■ Task ■
Copy every line from the material below that holds "this".

Dataset entries
— START —
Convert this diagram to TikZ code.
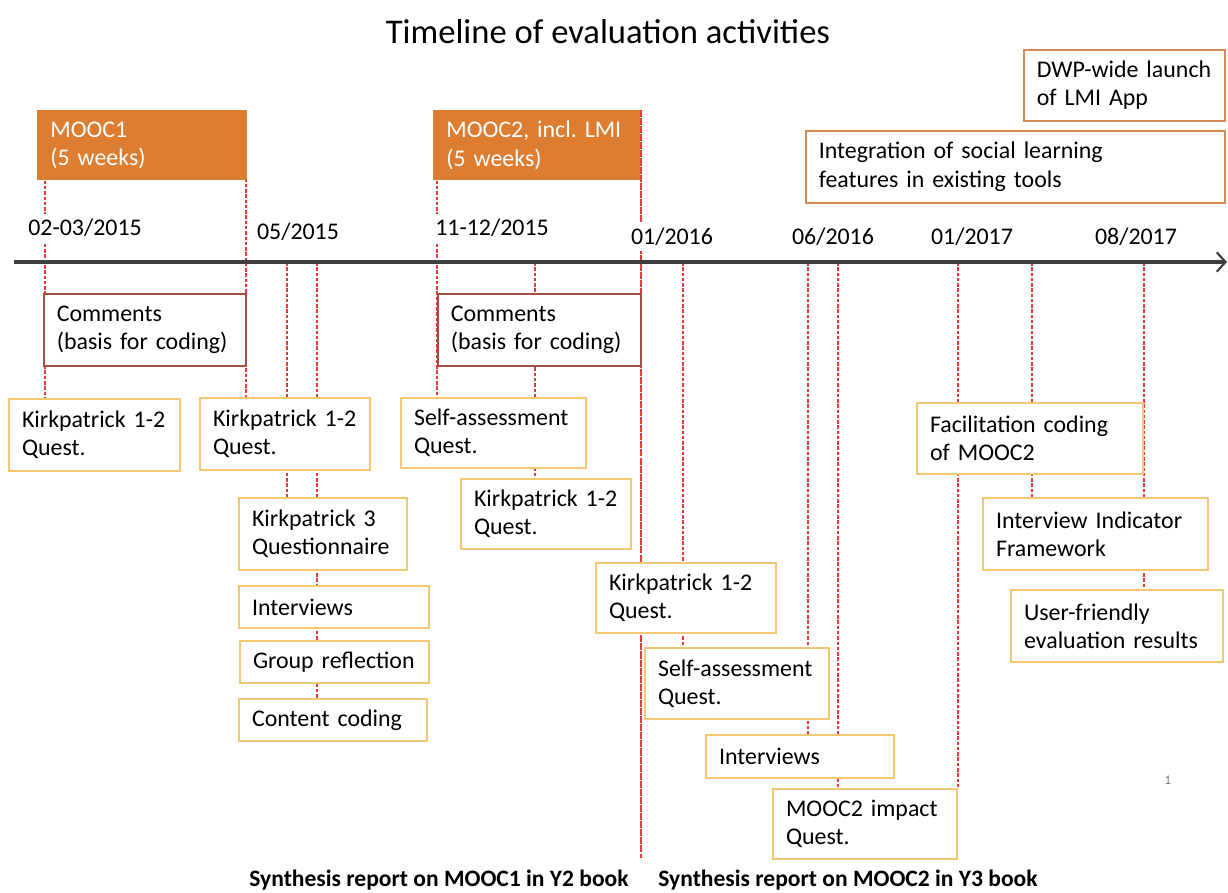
\documentclass[tikz,border=0pt]{standalone}
\usepackage{fontspec}
\setmainfont{Carlito}
\usetikzlibrary{arrows.meta,backgrounds}
\frenchspacing

\definecolor{moocfill}{RGB}{221,125,49}
\definecolor{launchedge}{RGB}{214,138,88}
\definecolor{commentedge}{RGB}{163,78,66}
\definecolor{actedge}{RGB}{244,200,112}
\definecolor{tickred}{RGB}{228,58,58}
\definecolor{axisgray}{RGB}{62,62,62}

\begin{document}
\begin{tikzpicture}[x=0.02cm, y=-0.02cm,
    every node/.style={font=\fontsize{13.6}{16}\selectfont, inner ysep=2pt},
    sized/.style 2 args={anchor=north west, inner xsep=0.26cm, text width=#1cm, minimum height=#2cm, align=left},
    mooc/.style={fill=moocfill, text=white},
    launch/.style={draw=launchedge, line width=0.9pt, fill=white},
    comment/.style={draw=commentedge, line width=0.9pt, fill=white},
    act/.style={draw=actedge, line width=1.2pt, fill=white},
    date/.style={fill=white, inner sep=3pt},
    dline/.style={draw=tickred, line width=0.7pt, dash pattern=on 2pt off 1pt},
    timeaxis/.style={draw=axisgray, line width=1.8pt, -{Straight Barb[length=5pt,width=11pt,line width=1.2pt]}}]
  \useasboundingbox (0,0) rectangle (1228,893);

  \node[font=\fontsize{19.7}{22}\selectfont] (title) at (608,32) {Timeline of evaluation activities};

  % course runs and launches
  \node[mooc, sized={3.68}{1.4}] (mooc1) at (37,110) {MOOC1\\(5 weeks)};
  \node[mooc, sized={3.62}{1.4}] (mooc2) at (433,110) {MOOC2, incl. LMI\\(5 weeks)};
  \node[launch, sized={3.50}{1.42}] (dwp) at (1023,49) {DWP-wide launch\\of LMI App};
  \node[launch, sized={7.86}{1.44}] (integ) at (805,130) {Integration of social learning\\features in existing tools};

  % time axis
  \draw[timeaxis] (14,262) -- (1227,262);
  \foreach \x in {45,246,287,317,437,535,641,683,808,838,958,1032,1144}
    \coordinate (t\x) at (\x,262);
  \coordinate (rep1) at (641,858);

  \node[date] (d1) at (85,228) {02-03/2015};
  \node[date] (d2) at (298,232) {05/2015};
  \node[date] (d3) at (492,228) {11-12/2015};
  \node[date] (d4) at (672,237) {01/2016};
  \node[date] (d5) at (833,237) {06/2016};
  \node[date] (d6) at (972,237) {01/2017};
  \node[date] (d7) at (1136,237) {08/2017};

  \node[comment, sized={3.52}{1.44}] (com1) at (43,293) {Comments\\(basis for coding)};
  \node[comment, sized={3.54}{1.44}] (com2) at (437,293) {Comments\\(basis for coding)};

  % evaluation activities
  \node[act, sized={2.90}{1.44}] (kp1) at (8,398) {Kirkpatrick 1-2\\Quest.};
  \node[act, sized={2.88}{1.44}] (kp2) at (199,397) {Kirkpatrick 1-2\\Quest.};
  \node[act, sized={2.84}{1.44}] (kpq) at (238,497) {Kirkpatrick 3\\Questionnaire};
  \node[act, sized={3.28}{0.84}] (int1) at (238,585) {Interviews};
  \node[act, sized={3.26}{0.84}] (grp) at (239,640) {Group reflection};
  \node[act, sized={3.24}{0.84}] (cont) at (238,698) {Content coding};
  \node[act, sized={3.18}{1.40}] (sa1) at (400,397) {Self-assessment\\Quest.};
  \node[act, sized={2.88}{1.40}] (kp3) at (460,478) {Kirkpatrick 1-2\\Quest.};
  \node[act, sized={3.08}{1.40}] (kp4) at (595,562) {Kirkpatrick 1-2\\Quest.};
  \node[act, sized={3.16}{1.42}] (sa2) at (644,647) {Self-assessment\\Quest.};
  \node[act, sized={3.24}{0.86}] (int2) at (705,734) {Interviews};
  \node[act, sized={3.16}{1.40}] (impact) at (772,788) {MOOC2 impact\\Quest.};
  \node[act, sized={4.00}{1.42}] (facil) at (916,402) {Facilitation coding\\of MOOC2};
  \node[act, sized={3.98}{1.44}] (iif) at (982,497) {Interview Indicator\\Framework};
  \node[act, sized={3.72}{1.44}] (ufr) at (1010,589) {User-friendly\\evaluation results};

  \node[font=\bfseries\fontsize{13.4}{16}\selectfont] (syn1) at (439,880) {Synthesis report on MOOC1 in Y2 book};
  \node[font=\bfseries\fontsize{13.4}{16}\selectfont] (syn2) at (848,880) {Synthesis report on MOOC2 in Y3 book};
  \node[font=\ttfamily\fontsize{8}{8}\selectfont, text=gray] (pnum) at (1168,780) {1};

  % dashed markers behind the boxes
  \begin{scope}[on background layer]
    \draw[dline] (mooc1.south -| t45) -- (kp1.north -| t45);
    \draw[dline] (mooc1.north -| t246) -- (kp2.north -| t246);
    \draw[dline] (mooc2.south -| t437) -- (sa1.north -| t437);
    \draw[dline, dash pattern=on 4pt off 0.6pt] (mooc2.north -| t641) -- (rep1);
    \foreach \x/\b in {287/kpq,317/cont,535/kp3,683/sa2,808/int2,838/impact,958/impact,1032/iif,1144/ufr}
      \draw[dline] (t\x) -- (\b.north -| t\x);
  \end{scope}
\end{tikzpicture}
\end{document}
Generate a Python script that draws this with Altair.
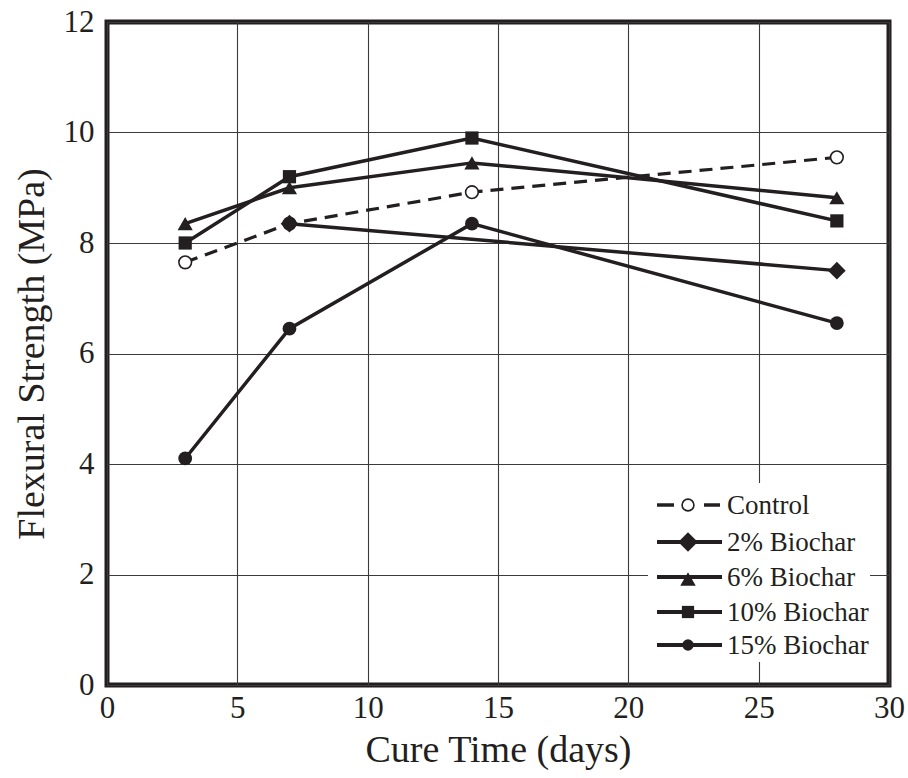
import altair as alt
import pandas as pd

# ---- data ----
series_names = ["Control", "2% Biochar", "6% Biochar", "10% Biochar", "15% Biochar"]
days = [3, 7, 14, 28]
days_2pct = [7, 28]
control = [7.65, 8.35, 8.92, 9.55]
biochar_2 = [8.35, 7.50]
biochar_6 = [8.35, 9.00, 9.45, 8.82]
biochar_10 = [8.00, 9.20, 9.90, 8.40]
biochar_15 = [4.10, 6.45, 8.35, 6.55]
x_ticks = [0, 5, 10, 15, 20, 25, 30]
y_ticks = [0, 2, 4, 6, 8, 10, 12]

rows = []
for name, xs, ys in zip(series_names,
                        [days, days_2pct, days, days, days],
                        [control, biochar_2, biochar_6, biochar_10, biochar_15]):
    for x, y in zip(xs, ys):
        rows.append({"series": name, "day": x, "strength": y})
df = pd.DataFrame(rows)

# ---- styles ----
INK = "#231f20"
FONT = "Liberation Serif"
styles = {
    "Control": dict(shape="circle", fill="white", size=160, lsize=140, dash=[13, 8], sw=1.6),
    "2% Biochar": dict(shape="diamond", fill=INK, size=310, lsize=380, dash=None, sw=0),
    "6% Biochar": dict(shape="triangle-up", fill=INK, size=230, lsize=240, dash=None, sw=0),
    "10% Biochar": dict(shape="square", fill=INK, size=175, lsize=150, dash=None, sw=0),
    "15% Biochar": dict(shape="circle", fill=INK, size=190, lsize=130, dash=None, sw=0),
}

x_axis = alt.Axis(values=x_ticks, title="Cure Time (days)", grid=True, domain=False,
                  ticks=False, tickSize=0, labelPadding=8, titlePadding=8,
                  labelFontSize=31, titleFontSize=38, labelFont=FONT, titleFont=FONT,
                  labelColor=INK, titleColor=INK, titleFontWeight="normal",
                  gridColor="#3a3a3a", gridWidth=1.1, labelFlush=False)
y_axis = alt.Axis(values=y_ticks, title="Flexural Strength (MPa)", grid=True, domain=False,
                  ticks=False, tickSize=0, labelPadding=13, titlePadding=12,
                  labelFontSize=31, titleFontSize=38, labelFont=FONT, titleFont=FONT,
                  labelColor=INK, titleColor=INK, titleFontWeight="normal",
                  gridColor="#3a3a3a", gridWidth=1.1, labelFlush=False)

X = alt.X("day:Q", scale=alt.Scale(domain=[0, 30], nice=False, zero=False), axis=x_axis)
Y = alt.Y("strength:Q", scale=alt.Scale(domain=[0, 12], nice=False, zero=False), axis=y_axis)

layers = []
for name in series_names:
    st = styles[name]
    sub = alt.Chart(df).transform_filter(alt.datum.series == name)
    line_kw = dict(color=INK, strokeWidth=3.2 if st["dash"] else 3.5)
    if st["dash"]:
        line_kw["strokeDash"] = st["dash"]
    layers.append(sub.mark_line(**line_kw).encode(x=X, y=Y))
for name in series_names:
    st = styles[name]
    sub = alt.Chart(df).transform_filter(alt.datum.series == name)
    pt_kw = dict(shape=st["shape"], filled=True, fill=st["fill"], size=st["size"], opacity=1)
    if st["sw"]:
        pt_kw.update(stroke=INK, strokeWidth=st["sw"])
    layers.append(sub.mark_point(**pt_kw).encode(x=X, y=Y))

# ---- legend (drawn inside the plot, bottom right) ----
one = pd.DataFrame({"k": [0]})
layers.append(alt.Chart(one).mark_rect(fill="white").encode(
    x=alt.value(541), x2=alt.value(763), y=alt.value(461), y2=alt.value(640)))
row_y = [483, 520, 555, 590, 623]
for name, ry in zip(series_names, row_y):
    st = styles[name]
    if st["dash"]:
        for a, b in [(550, 567), (597, 613)]:
            layers.append(alt.Chart(one).mark_rule(color=INK, strokeWidth=3.5).encode(
                x=alt.value(a), x2=alt.value(b), y=alt.value(ry)))
    else:
        layers.append(alt.Chart(one).mark_rule(color=INK, strokeWidth=4).encode(
            x=alt.value(550), x2=alt.value(615), y=alt.value(ry)))
    pt_kw = dict(shape=st["shape"], filled=True, fill=st["fill"], size=st["lsize"], opacity=1)
    if st["sw"]:
        pt_kw.update(stroke=INK, strokeWidth=st["sw"])
    layers.append(alt.Chart(one).mark_point(**pt_kw).encode(
        x=alt.value(581), y=alt.value(ry + (2 if st["shape"] == "triangle-up" else 0))))
    layers.append(alt.Chart(pd.DataFrame({"label": [name]})).mark_text(
        align="left", baseline="middle", font=FONT, fontSize=27, color=INK).encode(
        x=alt.value(620), y=alt.value(ry + 1), text="label:N"))

chart = alt.layer(*layers).properties(
    width=782, height=663,
    padding={"left": 107, "top": 22, "right": 19, "bottom": 93},
    autosize=alt.AutoSizeParams(type="none"),
    background="white",
).configure_view(stroke=INK, strokeWidth=5)

chart.save("out.html", embed_options={"renderer": "svg", "actions": False})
— END —
■ The answer ■
Convert this diagram to TikZ code.
Generate a Python script that draws this with Altair.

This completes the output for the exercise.